**Request:** Skip all pictures, then copy the lines from the start of the data through the line with "0, 0, 0.27];", keeping both ends.

**Raw data:**
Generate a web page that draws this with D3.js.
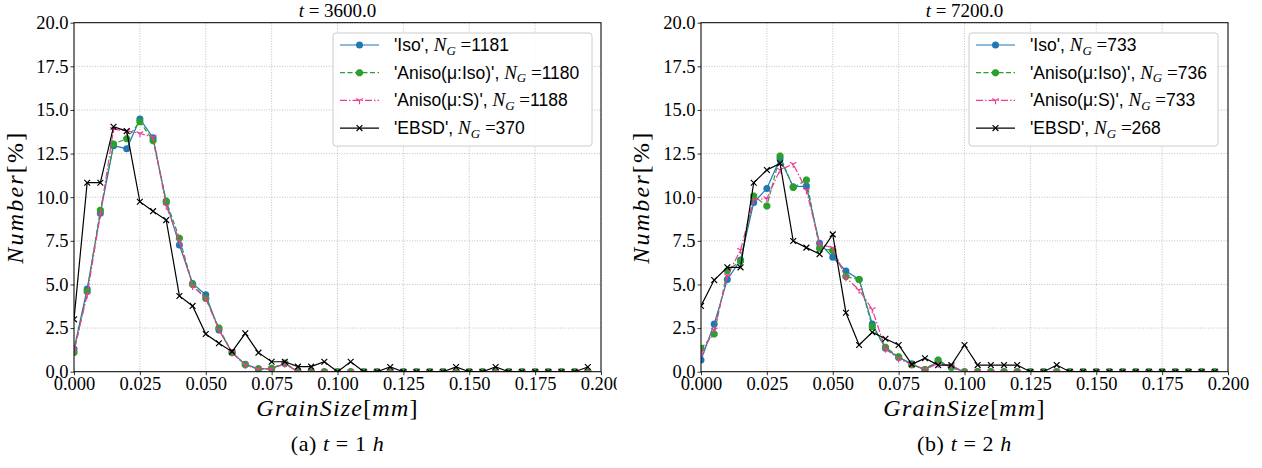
<!DOCTYPE html>
<html><head><meta charset="utf-8">
<script src="https://cdn.jsdelivr.net/npm/d3@7"></script>
<style>
body{margin:0;background:#fff;}
svg{display:block;}
</style></head>
<body>
<svg id="chart" width="1262" height="468"></svg>
<script>
// ---- data ----
const grainSize = d3.range(40).map(i => +(i * 0.005).toFixed(3));
const xTicks = [0, 0.025, 0.05, 0.075, 0.1, 0.125, 0.15, 0.175, 0.2];
const yTicks = [0, 2.5, 5, 7.5, 10, 12.5, 15, 17.5, 20];
const seriesNames = ["'Iso', ", "'Aniso(\u03BC:Iso)', ", "'Aniso(\u03BC:S)', ", "'EBSD', "];
const panelTitles = ["t = 3600.0", "t = 7200.0"];
const captions = [["(a) ", "t", " = 1 ", "h"], ["(b) ", "t", " = 2 ", "h"]];
const nGrainsLeft = [1181, 1180, 1188, 370];
const nGrainsRight = [733, 736, 733, 268];
const z = n => Array(n).fill(0);

const leftIso = [1.3, 4.74, 9.08, 12.95, 12.78, 14.48, 13.41, 9.72, 7.26, 5.06, 4.41, 2.39, 1.09, 0.42, 0.17, 0.17, 0.47, 0, ...z(22)];
const leftAnisoIso = [1.1, 4.6, 9.25, 13.05, 13.35, 14.33, 13.24, 9.78, 7.65, 5.0, 4.2, 2.5, 1.1, 0.4, 0.15, 0.2, 0.5, 0, ...z(22)];
const leftAnisoS = [1.2, 4.4, 9.0, 13.9, 13.8, 13.65, 13.45, 9.5, 7.5, 4.9, 4.2, 2.4, 1.1, 0.38, 0.15, 0.15, 0.45, 0, ...z(22)];
const leftEBSD = [3.0, 10.83, 10.83, 14.04, 13.79, 9.74, 9.2, 8.69, 4.34, 3.77, 2.16, 1.63, 1.15, 2.2, 1.09, 0.57, 0.57, 0.29, 0.29, 0.57,
  0, 0.57, 0, 0, 0.27, 0, 0, 0, 0, 0.27, 0, 0, 0.27, 0, 0, 0, 0, 0, 0, 0.27];

const rightIso = [0.67, 2.73, 5.29, 6.4, 9.69, 10.5, 12.2, 10.6, 10.64, 7.36, 6.56, 5.77, 5.29, 2.73, 1.34, 0.82, 0.45, 0.1, 0.6, 0.25, 0, ...z(19)];
const rightAnisoIso = [1.34, 2.16, 5.79, 6.34, 10.07, 9.5, 12.36, 10.55, 10.99, 7.07, 6.94, 5.45, 5.29, 2.58, 1.4, 0.86, 0.4, 0.13, 0.67, 0.25, 0, ...z(19)];
const rightAnisoS = [1.0, 2.4, 5.5, 6.97, 9.84, 9.93, 11.56, 11.9, 10.4, 7.3, 7.1, 5.4, 4.68, 3.57, 1.3, 0.75, 0.4, 0.15, 0.45, 0.35, 0, ...z(19)];
const rightEBSD = [3.77, 5.25, 5.98, 5.98, 10.83, 11.56, 11.94, 7.49, 7.11, 6.74, 7.87, 3.38, 1.53, 2.26, 1.89, 1.53, 0.42, 0.77, 0.38, 0.38,
  1.53, 0.38, 0.38, 0.38, 0.38, 0, 0, 0.38, 0, ...z(11)];

// ---- styles ----
const colors = ["#1f77b4", "#2ca02c", "#ee3a9a", "#000000"];
const dashes = [null, "5,2.5", "7,2,1.5,2", null];
const markers = ["circle", "octagon", "tridown", "x"];
const widths = [1.2, 1.2, 1.2, 1.2];

const svg = d3.select("#chart");
const serif = "'Liberation Serif', 'DejaVu Serif', serif";
const sans = "'Liberation Sans', 'DejaVu Sans', sans-serif";

function marker(g, type, x, y, color) {
  if (type === "circle") {
    g.append("circle").attr("cx", x).attr("cy", y).attr("r", 3.5).attr("fill", color);
  } else if (type === "octagon") {
    const r = 3.8;
    const pts = d3.range(8).map(k => {
      const a = Math.PI / 8 + k * Math.PI / 4;
      return [x + r * Math.cos(a), y + r * Math.sin(a)];
    });
    g.append("path").attr("d", "M" + pts.join("L") + "Z").attr("fill", color);
  } else if (type === "tridown") {
    const r = 3.8;
    g.append("path").attr("d", `M${x},${y}L${x},${y + r}M${x},${y}L${x - 0.866 * r},${y - 0.5 * r}M${x},${y}L${x + 0.866 * r},${y - 0.5 * r}`)
      .attr("stroke", color).attr("stroke-width", 1.2).attr("fill", "none");
  } else {
    const r = 2.9;
    g.append("path").attr("d", `M${x - r},${y - r}L${x + r},${y + r}M${x - r},${y + r}L${x + r},${y - r}`)
      .attr("stroke", color).attr("stroke-width", 1.2).attr("fill", "none");
  }
}

function panel(idx, x0, x1, yLabX, seriesArr, nGrains, legX0, legX1, clipRight) {
  const y0 = 22.7, y1 = 371.7;
  const x = d3.scaleLinear().domain([0, 0.2]).range([x0, x1]);
  const y = d3.scaleLinear().domain([0, 20]).range([y1, y0]);
  const root = svg.append("g");
  const clipId = "clip" + idx, outerId = "outer" + idx;
  const defs = svg.append("defs");
  defs.append("clipPath").attr("id", clipId).append("rect")
    .attr("x", x0).attr("y", y0).attr("width", x1 - x0).attr("height", y1 - y0);
  defs.append("clipPath").attr("id", outerId).append("rect")
    .attr("x", 0).attr("y", 0).attr("width", clipRight).attr("height", 468);
  const outer = root.append("g").attr("clip-path", `url(#${outerId})`);

  // grid
  const grid = outer.append("g");
  grid.selectAll("line.gx").data(xTicks).join("line")
    .attr("x1", d => x(d)).attr("x2", d => x(d)).attr("y1", y0).attr("y2", y1)
    .attr("stroke", "#b0b0b0").attr("stroke-width", 0.8).attr("stroke-dasharray", "1,1.6");
  grid.selectAll("line.gy").data(yTicks).join("line")
    .attr("x1", x0).attr("x2", x1).attr("y1", d => y(d)).attr("y2", d => y(d))
    .attr("stroke", "#b0b0b0").attr("stroke-width", 0.8).attr("stroke-dasharray", "1,1.6");

  // axes
  const xAxis = d3.axisBottom(x).tickValues(xTicks).tickFormat(d3.format(".3f")).tickSize(3.5).tickPadding(1);
  const yAxis = d3.axisLeft(y).tickValues(yTicks).tickFormat(d3.format(".1f")).tickSize(3.5).tickPadding(2);
  const gx = outer.append("g").attr("transform", `translate(0,${y1})`).call(xAxis);
  const gy = outer.append("g").attr("transform", `translate(${x0},0)`).call(yAxis);
  [gx, gy].forEach(g => {
    g.attr("font-family", serif).attr("font-size", 18.5);
    g.select(".domain").remove();
    g.selectAll("text").attr("font-family", serif).attr("font-size", 18.5).attr("fill", "#000");
    g.selectAll("line").attr("stroke", "#000").attr("stroke-width", 0.8);
  });
  gx.selectAll("text").attr("dy", "0.75em");

  // data lines
  const plot = outer.append("g").attr("clip-path", `url(#${clipId})`);
  const line = d3.line().x((d, i) => x(grainSize[i])).y(d => y(d));
  seriesArr.forEach((vals, s) => {
    const g = plot.append("g");
    g.append("path").attr("d", line(vals)).attr("fill", "none")
      .attr("stroke", colors[s]).attr("stroke-width", widths[s])
      .attr("stroke-dasharray", dashes[s]);
    vals.forEach((v, i) => marker(g, markers[s], x(grainSize[i]), y(v), colors[s]));
  });

  // spines
  outer.append("rect").attr("x", x0).attr("y", y0).attr("width", x1 - x0).attr("height", y1 - y0)
    .attr("fill", "none").attr("stroke", "#000").attr("stroke-width", 1);

  // title
  const t = root.append("text").attr("x", (x0 + x1) / 2).attr("y", 17).attr("text-anchor", "middle")
    .attr("font-family", serif).attr("font-size", 19);
  t.append("tspan").attr("font-style", "italic").text(panelTitles[idx].slice(0, 1));
  t.append("tspan").text(panelTitles[idx].slice(1));

  // axis labels
  const xl = root.append("text").attr("x", (x0 + x1) / 2).attr("y", 416).attr("text-anchor", "middle")
    .attr("font-family", serif).attr("font-size", 24).attr("letter-spacing", 1.2);
  xl.append("tspan").attr("font-style", "italic").text("GrainSize");
  xl.append("tspan").text("[");
  xl.append("tspan").attr("font-style", "italic").text("mm");
  xl.append("tspan").text("]");
  const yl = root.append("text").attr("transform", `translate(${yLabX},${(y0 + y1) / 2}) rotate(-90)`)
    .attr("text-anchor", "middle").attr("font-family", serif).attr("font-size", 24).attr("letter-spacing", 2.2);
  yl.append("tspan").attr("font-style", "italic").text("Number");
  yl.append("tspan").text("[%]");

  // caption
  const cap = root.append("text").attr("x", (x0 + x1) / 2).attr("y", 451).attr("text-anchor", "middle")
    .attr("font-family", serif).attr("font-size", 22).attr("letter-spacing", 0.6);
  captions[idx].forEach((p, k) => cap.append("tspan").attr("font-style", k % 2 ? "italic" : "normal").text(p));

  // legend
  const lg = root.append("g");
  lg.append("rect").attr("x", legX0).attr("y", 33).attr("width", legX1 - legX0).attr("height", 113)
    .attr("rx", 3).attr("fill", "#fff").attr("fill-opacity", 0.85).attr("stroke", "#cccccc").attr("stroke-width", 1);
  seriesNames.forEach((name, s) => {
    const cy = 45 + s * 27.7;
    const hx0 = legX0 + 7, hx1 = legX0 + 46;
    const hg = lg.append("g");
    hg.append("line").attr("x1", hx0).attr("x2", hx1).attr("y1", cy).attr("y2", cy)
      .attr("stroke", colors[s]).attr("stroke-width", widths[s]).attr("stroke-dasharray", dashes[s]);
    marker(hg, markers[s], (hx0 + hx1) / 2, cy, colors[s]);
    const tx = lg.append("text").attr("x", legX0 + 61).attr("y", cy + 6)
      .attr("font-family", sans).attr("font-size", 17.5).attr("fill", "#000");
    tx.append("tspan").text(name);
    tx.append("tspan").attr("font-family", serif).attr("font-style", "italic").attr("font-size", 19).text("N");
    tx.append("tspan").attr("font-family", serif).attr("font-style", "italic").attr("font-size", 13).attr("dy", 3.5).text("G");
    tx.append("tspan").attr("font-family", serif).attr("font-size", 19).attr("dy", -3.5).text(" =");
    tx.append("tspan").text(nGrains[s]);
  });
}

panel(0, 74, 601, 23, [leftIso, leftAnisoIso, leftAnisoS, leftEBSD], nGrainsLeft, 333, 592, 617);
panel(1, 701, 1228, 649, [rightIso, rightAnisoIso, rightAnisoS, rightEBSD], nGrainsRight, 969, 1218, 1262);
</script>
</body></html>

**Task answer:**
Generate a web page that draws this with D3.js.
<!DOCTYPE html>
<html><head><meta charset="utf-8">
<script src="https://cdn.jsdelivr.net/npm/d3@7"></script>
<style>
body{margin:0;background:#fff;}
svg{display:block;}
</style></head>
<body>
<svg id="chart" width="1262" height="468"></svg>
<script>
// ---- data ----
const grainSize = d3.range(40).map(i => +(i * 0.005).toFixed(3));
const xTicks = [0, 0.025, 0.05, 0.075, 0.1, 0.125, 0.15, 0.175, 0.2];
const yTicks = [0, 2.5, 5, 7.5, 10, 12.5, 15, 17.5, 20];
const seriesNames = ["'Iso', ", "'Aniso(\u03BC:Iso)', ", "'Aniso(\u03BC:S)', ", "'EBSD', "];
const panelTitles = ["t = 3600.0", "t = 7200.0"];
const captions = [["(a) ", "t", " = 1 ", "h"], ["(b) ", "t", " = 2 ", "h"]];
const nGrainsLeft = [1181, 1180, 1188, 370];
const nGrainsRight = [733, 736, 733, 268];
const z = n => Array(n).fill(0);

const leftIso = [1.3, 4.74, 9.08, 12.95, 12.78, 14.48, 13.41, 9.72, 7.26, 5.06, 4.41, 2.39, 1.09, 0.42, 0.17, 0.17, 0.47, 0, ...z(22)];
const leftAnisoIso = [1.1, 4.6, 9.25, 13.05, 13.35, 14.33, 13.24, 9.78, 7.65, 5.0, 4.2, 2.5, 1.1, 0.4, 0.15, 0.2, 0.5, 0, ...z(22)];
const leftAnisoS = [1.2, 4.4, 9.0, 13.9, 13.8, 13.65, 13.45, 9.5, 7.5, 4.9, 4.2, 2.4, 1.1, 0.38, 0.15, 0.15, 0.45, 0, ...z(22)];
const leftEBSD = [3.0, 10.83, 10.83, 14.04, 13.79, 9.74, 9.2, 8.69, 4.34, 3.77, 2.16, 1.63, 1.15, 2.2, 1.09, 0.57, 0.57, 0.29, 0.29, 0.57,
  0, 0.57, 0, 0, 0.27, 0, 0, 0, 0, 0.27, 0, 0, 0.27, 0, 0, 0, 0, 0, 0, 0.27];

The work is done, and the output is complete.